__GIVEN INSTRUCTION__
Only the lines starting at the one with "Convert this chart to matplotlib code." and ending at the one with "from matplotlib.ticker import" should be copied, exactly and with both ends kept.

— BEGIN DATA TO PROCESS —

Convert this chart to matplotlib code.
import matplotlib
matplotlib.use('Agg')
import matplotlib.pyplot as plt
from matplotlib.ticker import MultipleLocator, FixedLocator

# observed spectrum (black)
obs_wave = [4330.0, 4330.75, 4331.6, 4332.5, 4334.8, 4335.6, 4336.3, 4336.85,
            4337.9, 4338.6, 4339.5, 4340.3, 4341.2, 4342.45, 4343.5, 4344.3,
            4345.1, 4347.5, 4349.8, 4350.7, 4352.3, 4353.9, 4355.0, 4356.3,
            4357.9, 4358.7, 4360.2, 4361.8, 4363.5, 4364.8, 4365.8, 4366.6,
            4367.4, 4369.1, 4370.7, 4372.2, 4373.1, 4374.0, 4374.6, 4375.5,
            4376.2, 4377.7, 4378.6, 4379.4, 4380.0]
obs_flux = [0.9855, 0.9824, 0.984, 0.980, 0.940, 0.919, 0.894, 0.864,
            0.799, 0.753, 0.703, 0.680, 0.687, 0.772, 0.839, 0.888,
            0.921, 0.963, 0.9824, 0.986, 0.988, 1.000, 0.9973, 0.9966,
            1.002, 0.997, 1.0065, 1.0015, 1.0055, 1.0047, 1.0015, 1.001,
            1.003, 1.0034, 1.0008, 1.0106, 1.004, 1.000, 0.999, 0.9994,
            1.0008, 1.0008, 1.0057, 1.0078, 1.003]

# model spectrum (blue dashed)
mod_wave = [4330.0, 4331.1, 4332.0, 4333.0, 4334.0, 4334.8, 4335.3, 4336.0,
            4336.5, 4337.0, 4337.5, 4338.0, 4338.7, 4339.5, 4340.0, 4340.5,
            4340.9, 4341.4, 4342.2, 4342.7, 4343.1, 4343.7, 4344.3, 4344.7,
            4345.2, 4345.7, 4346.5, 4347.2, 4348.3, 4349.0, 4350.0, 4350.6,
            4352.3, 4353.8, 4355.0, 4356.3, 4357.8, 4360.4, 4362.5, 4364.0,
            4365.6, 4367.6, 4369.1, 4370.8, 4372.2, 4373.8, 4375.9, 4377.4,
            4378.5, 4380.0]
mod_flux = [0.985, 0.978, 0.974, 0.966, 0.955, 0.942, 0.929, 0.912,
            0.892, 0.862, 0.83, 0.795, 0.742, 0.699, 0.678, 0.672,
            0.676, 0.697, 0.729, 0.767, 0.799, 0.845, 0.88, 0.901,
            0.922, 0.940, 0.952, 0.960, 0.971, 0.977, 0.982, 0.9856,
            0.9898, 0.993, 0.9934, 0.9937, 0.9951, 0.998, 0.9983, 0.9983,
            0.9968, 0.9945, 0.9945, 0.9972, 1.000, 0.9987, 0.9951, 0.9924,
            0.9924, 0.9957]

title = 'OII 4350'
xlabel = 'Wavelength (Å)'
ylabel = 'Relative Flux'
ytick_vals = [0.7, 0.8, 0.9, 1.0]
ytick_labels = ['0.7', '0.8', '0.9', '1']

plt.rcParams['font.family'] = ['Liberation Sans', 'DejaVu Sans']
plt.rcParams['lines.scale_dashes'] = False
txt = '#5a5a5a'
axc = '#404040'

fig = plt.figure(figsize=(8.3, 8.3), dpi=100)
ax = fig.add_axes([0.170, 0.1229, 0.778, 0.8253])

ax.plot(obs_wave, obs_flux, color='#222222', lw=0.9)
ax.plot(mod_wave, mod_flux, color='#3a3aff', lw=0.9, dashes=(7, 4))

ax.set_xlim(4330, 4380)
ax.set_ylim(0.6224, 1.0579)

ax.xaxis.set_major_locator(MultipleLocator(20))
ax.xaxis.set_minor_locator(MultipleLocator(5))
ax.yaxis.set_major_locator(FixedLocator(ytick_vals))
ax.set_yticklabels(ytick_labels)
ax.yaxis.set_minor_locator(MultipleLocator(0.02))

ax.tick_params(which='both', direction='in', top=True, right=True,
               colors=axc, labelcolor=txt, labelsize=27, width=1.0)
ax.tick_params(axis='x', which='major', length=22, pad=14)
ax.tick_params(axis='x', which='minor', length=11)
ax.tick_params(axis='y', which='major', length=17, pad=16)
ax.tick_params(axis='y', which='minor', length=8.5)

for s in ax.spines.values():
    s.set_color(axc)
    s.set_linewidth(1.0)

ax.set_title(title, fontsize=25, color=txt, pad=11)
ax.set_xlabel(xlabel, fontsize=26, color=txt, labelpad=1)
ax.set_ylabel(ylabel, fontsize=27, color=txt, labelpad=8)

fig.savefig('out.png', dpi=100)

— END DATA TO PROCESS —
— BEGIN DATA TO PROCESS —

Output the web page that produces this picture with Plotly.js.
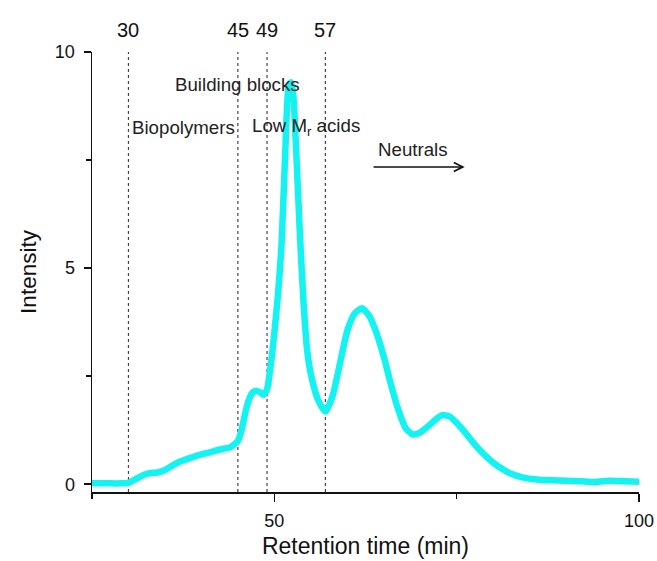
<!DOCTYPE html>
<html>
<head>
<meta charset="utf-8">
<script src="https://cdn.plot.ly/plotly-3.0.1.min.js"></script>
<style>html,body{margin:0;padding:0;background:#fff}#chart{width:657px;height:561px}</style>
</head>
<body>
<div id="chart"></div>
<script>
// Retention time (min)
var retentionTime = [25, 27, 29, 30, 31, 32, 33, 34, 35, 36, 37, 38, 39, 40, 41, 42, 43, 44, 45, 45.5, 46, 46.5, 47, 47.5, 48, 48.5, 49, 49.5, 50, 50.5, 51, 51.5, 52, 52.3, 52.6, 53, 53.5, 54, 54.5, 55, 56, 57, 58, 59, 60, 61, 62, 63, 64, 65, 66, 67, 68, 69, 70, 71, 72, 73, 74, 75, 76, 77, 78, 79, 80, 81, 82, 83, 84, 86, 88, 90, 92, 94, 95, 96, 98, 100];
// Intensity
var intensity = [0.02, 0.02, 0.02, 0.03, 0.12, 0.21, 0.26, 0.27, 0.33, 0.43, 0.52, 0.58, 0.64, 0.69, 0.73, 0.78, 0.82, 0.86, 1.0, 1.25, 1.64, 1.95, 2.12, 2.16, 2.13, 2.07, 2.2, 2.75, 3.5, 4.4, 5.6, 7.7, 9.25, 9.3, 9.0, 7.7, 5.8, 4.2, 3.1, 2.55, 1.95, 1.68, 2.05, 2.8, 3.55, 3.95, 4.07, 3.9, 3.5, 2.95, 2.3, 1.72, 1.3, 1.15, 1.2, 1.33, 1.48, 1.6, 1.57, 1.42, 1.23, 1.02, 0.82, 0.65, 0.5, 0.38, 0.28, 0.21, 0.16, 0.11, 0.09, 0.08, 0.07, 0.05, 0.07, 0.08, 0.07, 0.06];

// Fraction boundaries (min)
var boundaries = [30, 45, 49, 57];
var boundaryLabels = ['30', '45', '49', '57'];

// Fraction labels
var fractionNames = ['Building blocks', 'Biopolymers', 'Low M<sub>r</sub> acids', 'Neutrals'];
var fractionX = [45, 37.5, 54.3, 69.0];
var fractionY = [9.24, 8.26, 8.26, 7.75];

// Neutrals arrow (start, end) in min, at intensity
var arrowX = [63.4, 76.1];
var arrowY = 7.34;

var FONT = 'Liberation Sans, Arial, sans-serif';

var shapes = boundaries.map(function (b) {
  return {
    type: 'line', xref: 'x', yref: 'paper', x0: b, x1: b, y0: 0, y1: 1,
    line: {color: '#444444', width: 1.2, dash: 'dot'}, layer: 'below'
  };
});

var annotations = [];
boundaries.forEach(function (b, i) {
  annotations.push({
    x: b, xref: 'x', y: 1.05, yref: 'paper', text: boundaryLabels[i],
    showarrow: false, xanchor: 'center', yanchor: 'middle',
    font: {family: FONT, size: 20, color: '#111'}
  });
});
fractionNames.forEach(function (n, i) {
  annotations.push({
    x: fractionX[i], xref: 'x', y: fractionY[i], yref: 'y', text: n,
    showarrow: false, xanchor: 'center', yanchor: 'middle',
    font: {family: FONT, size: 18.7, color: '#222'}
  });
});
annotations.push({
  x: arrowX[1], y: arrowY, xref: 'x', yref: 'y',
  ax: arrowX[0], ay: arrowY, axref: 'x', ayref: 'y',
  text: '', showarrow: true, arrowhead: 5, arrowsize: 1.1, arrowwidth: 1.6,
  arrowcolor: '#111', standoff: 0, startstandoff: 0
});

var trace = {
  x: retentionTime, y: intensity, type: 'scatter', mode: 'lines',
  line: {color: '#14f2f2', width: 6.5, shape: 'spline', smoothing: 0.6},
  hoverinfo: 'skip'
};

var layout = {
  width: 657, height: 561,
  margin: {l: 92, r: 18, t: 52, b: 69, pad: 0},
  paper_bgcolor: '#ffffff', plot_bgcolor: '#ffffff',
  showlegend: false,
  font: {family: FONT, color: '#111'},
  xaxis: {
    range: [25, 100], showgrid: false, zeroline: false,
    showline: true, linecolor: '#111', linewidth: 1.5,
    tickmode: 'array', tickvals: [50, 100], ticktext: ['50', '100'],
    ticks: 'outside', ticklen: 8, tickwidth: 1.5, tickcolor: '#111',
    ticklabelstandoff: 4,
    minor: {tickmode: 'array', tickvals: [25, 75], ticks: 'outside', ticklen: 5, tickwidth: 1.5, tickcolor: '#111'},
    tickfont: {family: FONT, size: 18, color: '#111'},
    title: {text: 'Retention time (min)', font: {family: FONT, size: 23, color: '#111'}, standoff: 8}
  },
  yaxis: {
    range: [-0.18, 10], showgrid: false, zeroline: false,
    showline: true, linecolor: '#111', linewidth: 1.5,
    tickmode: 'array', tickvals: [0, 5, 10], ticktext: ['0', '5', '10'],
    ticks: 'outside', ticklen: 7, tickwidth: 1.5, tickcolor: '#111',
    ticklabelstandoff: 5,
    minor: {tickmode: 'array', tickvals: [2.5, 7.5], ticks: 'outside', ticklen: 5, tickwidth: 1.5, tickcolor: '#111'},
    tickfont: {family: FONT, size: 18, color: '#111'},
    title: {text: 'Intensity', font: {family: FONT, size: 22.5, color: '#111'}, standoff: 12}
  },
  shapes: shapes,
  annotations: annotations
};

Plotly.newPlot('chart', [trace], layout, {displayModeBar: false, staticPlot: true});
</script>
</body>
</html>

— END DATA TO PROCESS —

__REPLY__
Convert this chart to matplotlib code.
import matplotlib
matplotlib.use('Agg')
import matplotlib.pyplot as plt
from matplotlib.ticker import MultipleLocator, FixedLocator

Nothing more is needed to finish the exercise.